AI Glossary: What Is Latent Dirichlet Allocation (LDA)? Definition & Meaning

What is Latent Dirichlet Allocation?

Latent Dirichlet Allocation (LDA) is a powerful generative statistical model widely used in natural language processing for discovering topics within a collection of documents. It allows us to identify the underlying themes present in large sets of text data.

The core idea behind LDA is that each document is composed of a mixture of topics, and each topic is characterized by a distribution over words. For example, in a collection of news articles, one topic might be related to politics and include words like ‘election’, ‘government’, and ‘policy’, while another topic might be about sports with words like ‘game’, ‘team’, and ‘score’.
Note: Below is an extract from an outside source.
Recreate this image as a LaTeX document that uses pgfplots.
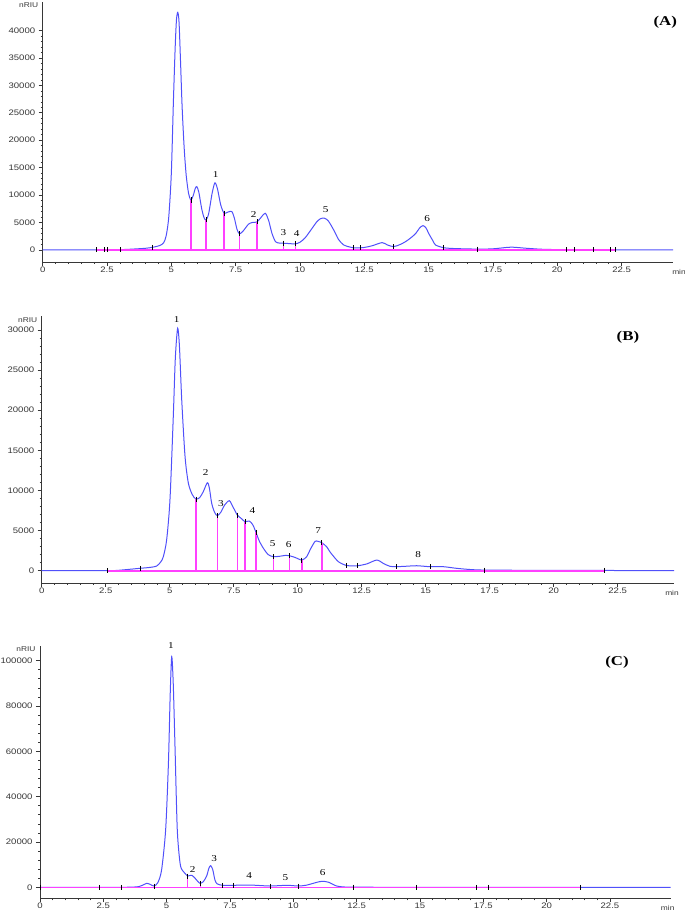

LDA operates under the assumption that there are hidden (latent) topics that can explain the observed words in documents. To achieve this, LDA employs a Bayesian approach, where the model infers the distribution of topics in each document and the distribution of words in each topic based on the observed data.

The main components of LDA include:

Dirichlet Distribution: A family of continuous probability distributions that are used to model the topic proportions for each document and the word distributions for each topic.
Inference: The process of determining the topic distribution for each document and the word distribution for each topic, often done using algorithms like Gibbs sampling or variational inference.
Applications: LDA is used in various applications, including document clustering, information retrieval, and recommendation systems, helping to enhance the understanding and organization of large data sets.

Overall, LDA provides a robust framework for topic modeling, enabling researchers and practitioners to uncover hidden patterns in text data, facilitating better data analysis and insights.